### Task to carry out
Retype nothing but the lines from the start of the material up to and including the line with "const INK = '#0d0d0d';". Pictures don't belong in the copy.

[Entries with chart source code]
____

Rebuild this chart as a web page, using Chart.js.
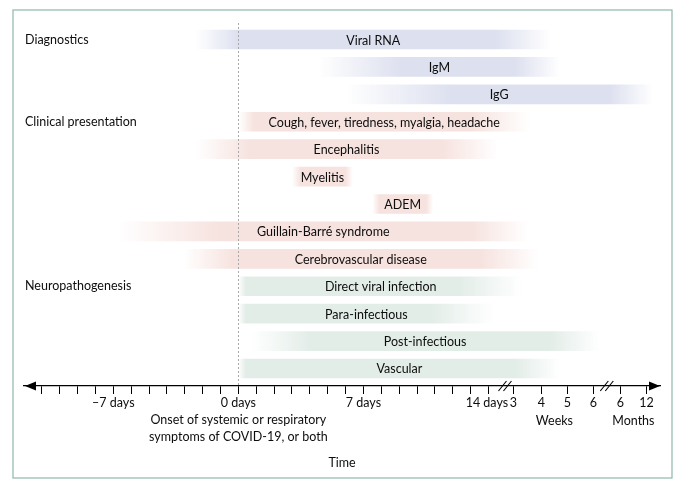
<!DOCTYPE html>
<html>
<head>
<meta charset="utf-8">
<script src="https://cdn.jsdelivr.net/npm/chart.js@4/dist/chart.umd.min.js"></script>
<style>
  html, body { margin: 0; padding: 0; background: #fff; }
  #wrap { width: 680px; height: 490px; }
</style>
</head>
<body>
<div id="wrap"><canvas id="timeline" width="680" height="490"></canvas></div>
<script>
// ---------- data ----------
const rows = ['Viral RNA', 'IgM', 'IgG', 'Cough, fever, tiredness, myalgia, headache',
    'Encephalitis', 'Myelitis', 'ADEM', 'Guillain-Barré syndrome', 'Cerebrovascular disease',
    'Direct viral infection', 'Para-infectious', 'Post-infectious', 'Vascular'];
const rowGroup = [0, 0, 0, 1, 1, 1, 1, 1, 1, 2, 2, 2, 2];
// timeline units: days up to 14, then weeks 3-6 and months 6-12 after axis breaks
const barStart  = [-2.4, 4.5, 6.0, 0.0, -2.4, 3.0, 7.5, -6.7, -3.1, 0.0, 0.0, 0.7, 0.0];
const solidFrom = [0.0, 9.1, 11.9, 0.9, 0.7, 3.5, 7.9, -1.0, -0.2, 0.4, 0.4, 4.0, 0.4];
const solidTo   = [14.4, 15.5, 20.8, 13.0, 11.3, 6.0, 10.5, 13.0, 13.5, 12.4, 10.8, 17.5, 15.5];
const barEnd    = [17.5, 18.0, 23.2, 16.3, 14.5, 6.4, 10.9, 16.2, 16.8, 15.9, 14.3, 20.2, 18.0];

const sections = ['Diagnostics', 'Clinical presentation', 'Neuropathogenesis'];
const sectionRow = [0, 3, 9];

const tickPos = [-11, -10, -9, -8, -7, -6, -5, -4, -3, -2, -1, 0, 1, 2, 3, 4, 5, 6, 7,
    8, 9, 10, 11, 12, 13, 14, 15.39, 16.96, 18.42, 19.87, 21.38, 22.84];
const tickText = ['', '', '', '', '–7 days', '', '', '', '', '', '',
    ['0 days', 'Onset of systemic or respiratory', 'symptoms of COVID-19, or both'],
    '', '', '', '', '', '', '7 days', '', '', '', '', '', '', '14 days ',
    '3', '4', '5', '6', '6', '12'];
const unitNames = ['Weeks', 'Months'];
const unitSpan = [[16.96, 18.42], [21.38, 22.84]];
const axisBreaks = [14.95, 20.65];

const GROUP_RGB = ['221,224,239', '246,226,222', '227,237,232'];
const FONT = 'Lato, "Noto Sans", sans-serif';
const INK = '#0d0d0d';

// ---------- helpers ----------
function barFill(ctx) {
    const chart = ctx.chart, i = ctx.dataIndex;
    const xs = chart.scales.x;
    const rgb = GROUP_RGB[rowGroup[i] || 0];
    const solid = 'rgba(' + rgb + ',1)';
    if (!xs || i === undefined) return solid;
    const x0 = xs.getPixelForValue(barStart[i]);
    const x1 = xs.getPixelForValue(barEnd[i]);
    const a = xs.getPixelForValue(solidFrom[i]);
    const b = xs.getPixelForValue(solidTo[i]);
    if (![x0, x1, a, b].every(Number.isFinite) || x1 <= x0) return solid;
    const w = x1 - x0;
    const g = chart.ctx.createLinearGradient(x0, 0, x1, 0);
    g.addColorStop(0, 'rgba(' + rgb + ',0)');
    g.addColorStop(Math.max(0, (a - x0) / w), solid);
    g.addColorStop(Math.min(1, (b - x0) / w), solid);
    g.addColorStop(1, 'rgba(' + rgb + ',0)');
    return g;
}

const decorations = {
    id: 'decorations',
    beforeDraw(chart) {
        const c = chart.ctx;
        c.save();
        c.strokeStyle = '#8fb8a8';
        c.lineWidth = 1.2;
        c.strokeRect(13, 10, 659, 468);
        c.restore();
    },
    afterDatasetsDraw(chart) {
        const c = chart.ctx, xs = chart.scales.x, area = chart.chartArea;
        const meta = chart.getDatasetMeta(0);
        c.save();
        // onset line
        const x0 = Math.round(xs.getPixelForValue(0)) + 0.5;
        c.strokeStyle = '#a9a9a9';
        c.lineWidth = 1;
        c.setLineDash([2, 2]);
        c.beginPath();
        c.moveTo(x0, area.top - 2);
        c.lineTo(x0, area.bottom);
        c.stroke();
        c.setLineDash([]);
        // bar labels
        c.fillStyle = INK;
        c.font = '12.5px ' + FONT;
        c.textAlign = 'center';
        c.textBaseline = 'middle';
        meta.data.forEach((bar, i) => {
            c.fillText(rows[i], (bar.x + bar.base) / 2, bar.y + 1);
        });
        c.restore();
    },
    afterDraw(chart) {
        const c = chart.ctx, xs = chart.scales.x;
        const y = xs.top;
        c.save();
        c.fillStyle = '#000';
        c.strokeStyle = '#000';
        // arrowheads
        c.beginPath();
        c.moveTo(xs.left + 1, y);
        c.lineTo(xs.left + 12, y - 4.5);
        c.lineTo(xs.left + 12, y + 4.5);
        c.closePath();
        c.fill();
        c.beginPath();
        c.moveTo(xs.right, y);
        c.lineTo(xs.right - 11, y - 4.5);
        c.lineTo(xs.right - 11, y + 4.5);
        c.closePath();
        c.fill();
        // axis breaks
        c.lineWidth = 1.1;
        axisBreaks.forEach(v => {
            const bx = xs.getPixelForValue(v);
            [-3, 2].forEach(d => {
                c.beginPath();
                c.moveTo(bx + d - 4, y + 5);
                c.lineTo(bx + d + 4, y - 5);
                c.stroke();
            });
        });
        // unit names under weeks / months
        c.fillStyle = INK;
        c.font = '12.5px ' + FONT;
        c.textAlign = 'center';
        c.textBaseline = 'middle';
        unitNames.forEach((name, i) => {
            const mx = (xs.getPixelForValue(unitSpan[i][0]) + xs.getPixelForValue(unitSpan[i][1])) / 2;
            c.fillText(name, mx, 421);
        });
        c.restore();
    }
};

// ---------- chart ----------
const chart = new Chart(document.getElementById('timeline'), {
    type: 'bar',
    data: {
        datasets: [{
            data: rows.map((r, i) => ({ x: [barStart[i], barEnd[i]], y: i })),
            backgroundColor: barFill,
            borderWidth: 0,
            barThickness: 19
        }]
    },
    options: {
        indexAxis: 'y',
        responsive: false,
        animation: false,
        layout: { padding: { left: 24, right: 20, top: 25, bottom: 0 } },
        plugins: { legend: { display: false }, tooltip: { enabled: false } },
        scales: {
            x: {
                type: 'linear',
                position: 'bottom',
                min: -12,
                max: 23.6,
                offset: false,
                afterBuildTicks: s => { s.ticks = tickPos.map(v => ({ value: v })); },
                afterFit: s => { s.height = 104; },
                grid: { display: true, drawOnChartArea: false, drawTicks: true, tickLength: 8, color: '#000', lineWidth: 1 },
                border: { display: true, color: '#000', width: 1.3 },
                ticks: {
                    autoSkip: false, maxRotation: 0, minRotation: 0, padding: 1,
                    color: INK,
                    font: { family: FONT, size: 12.5, lineHeight: 1.35 },
                    callback: (v, i) => tickText[i]
                },
                title: {
                    display: true, text: 'Time', color: INK,
                    font: { family: FONT, size: 12.5, lineHeight: 1.2 },
                    padding: { top: 0, bottom: 20 }
                }
            },
            y: {
                type: 'linear',
                position: 'left',
                reverse: true,
                min: -0.53,
                max: 12.64,
                offset: false,
                afterBuildTicks: s => { s.ticks = sectionRow.map(v => ({ value: v })); },
                afterFit: s => { s.width = 0; },
                grid: { display: false, drawTicks: false, offset: false },
                border: { display: false },
                ticks: {
                    mirror: true, padding: 1, autoSkip: false,
                    color: INK,
                    font: { family: FONT, size: 12.5 },
                    callback: (v, i) => sections[i]
                }
            }
        }
    },
    plugins: [decorations]
});
chart.update('none');
</script>
</body>
</html>
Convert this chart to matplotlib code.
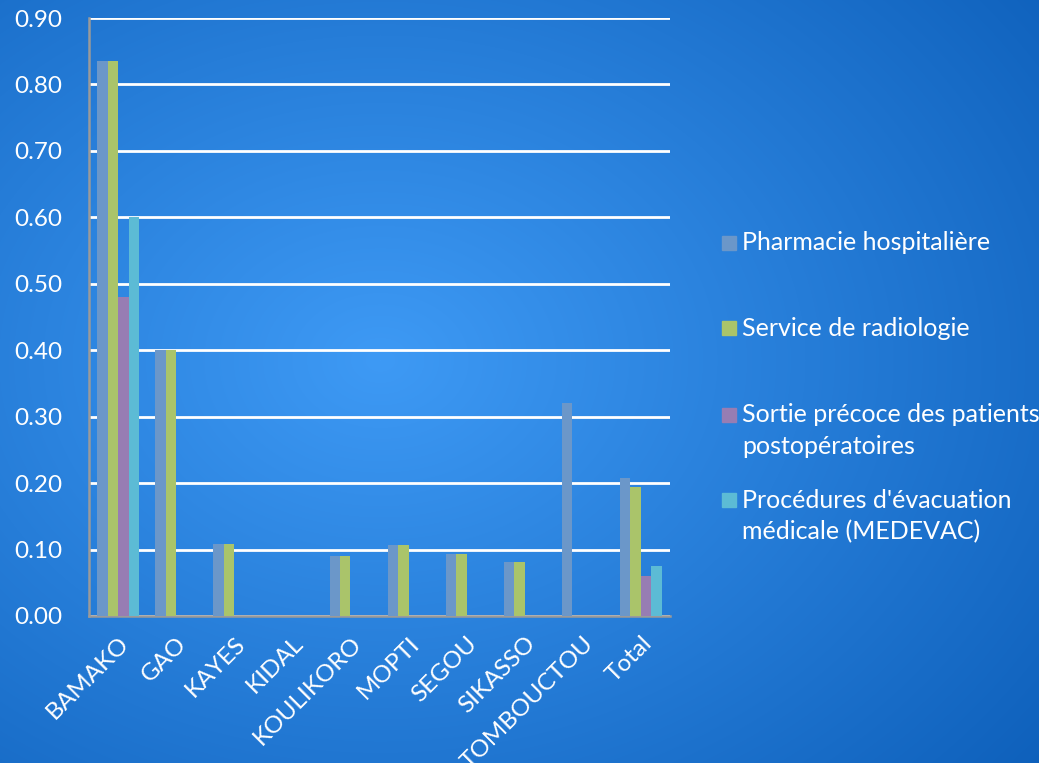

____

### Solution below
Rebuild this chart as a web page, using Chart.js.
<!DOCTYPE html>
<html>
<head>
<meta charset="utf-8">
<script src="https://cdn.jsdelivr.net/npm/chart.js@4/dist/chart.umd.min.js"></script>
<style>
  html, body { margin: 0; padding: 0; background: #fff; }
  #wrap { width: 680px; height: 490px; }
</style>
</head>
<body>
<div id="wrap"><canvas id="timeline" width="680" height="490"></canvas></div>
<script>
// ---------- data ----------
const rows = ['Viral RNA', 'IgM', 'IgG', 'Cough, fever, tiredness, myalgia, headache',
    'Encephalitis', 'Myelitis', 'ADEM', 'Guillain-Barré syndrome', 'Cerebrovascular disease',
    'Direct viral infection', 'Para-infectious', 'Post-infectious', 'Vascular'];
const rowGroup = [0, 0, 0, 1, 1, 1, 1, 1, 1, 2, 2, 2, 2];
// timeline units: days up to 14, then weeks 3-6 and months 6-12 after axis breaks
const barStart  = [-2.4, 4.5, 6.0, 0.0, -2.4, 3.0, 7.5, -6.7, -3.1, 0.0, 0.0, 0.7, 0.0];
const solidFrom = [0.0, 9.1, 11.9, 0.9, 0.7, 3.5, 7.9, -1.0, -0.2, 0.4, 0.4, 4.0, 0.4];
const solidTo   = [14.4, 15.5, 20.8, 13.0, 11.3, 6.0, 10.5, 13.0, 13.5, 12.4, 10.8, 17.5, 15.5];
const barEnd    = [17.5, 18.0, 23.2, 16.3, 14.5, 6.4, 10.9, 16.2, 16.8, 15.9, 14.3, 20.2, 18.0];

const sections = ['Diagnostics', 'Clinical presentation', 'Neuropathogenesis'];
const sectionRow = [0, 3, 9];

const tickPos = [-11, -10, -9, -8, -7, -6, -5, -4, -3, -2, -1, 0, 1, 2, 3, 4, 5, 6, 7,
    8, 9, 10, 11, 12, 13, 14, 15.39, 16.96, 18.42, 19.87, 21.38, 22.84];
const tickText = ['', '', '', '', '–7 days', '', '', '', '', '', '',
    ['0 days', 'Onset of systemic or respiratory', 'symptoms of COVID-19, or both'],
    '', '', '', '', '', '', '7 days', '', '', '', '', '', '', '14 days ',
    '3', '4', '5', '6', '6', '12'];
const unitNames = ['Weeks', 'Months'];
const unitSpan = [[16.96, 18.42], [21.38, 22.84]];
const axisBreaks = [14.95, 20.65];

const GROUP_RGB = ['221,224,239', '246,226,222', '227,237,232'];
const FONT = 'Lato, "Noto Sans", sans-serif';
const INK = '#0d0d0d';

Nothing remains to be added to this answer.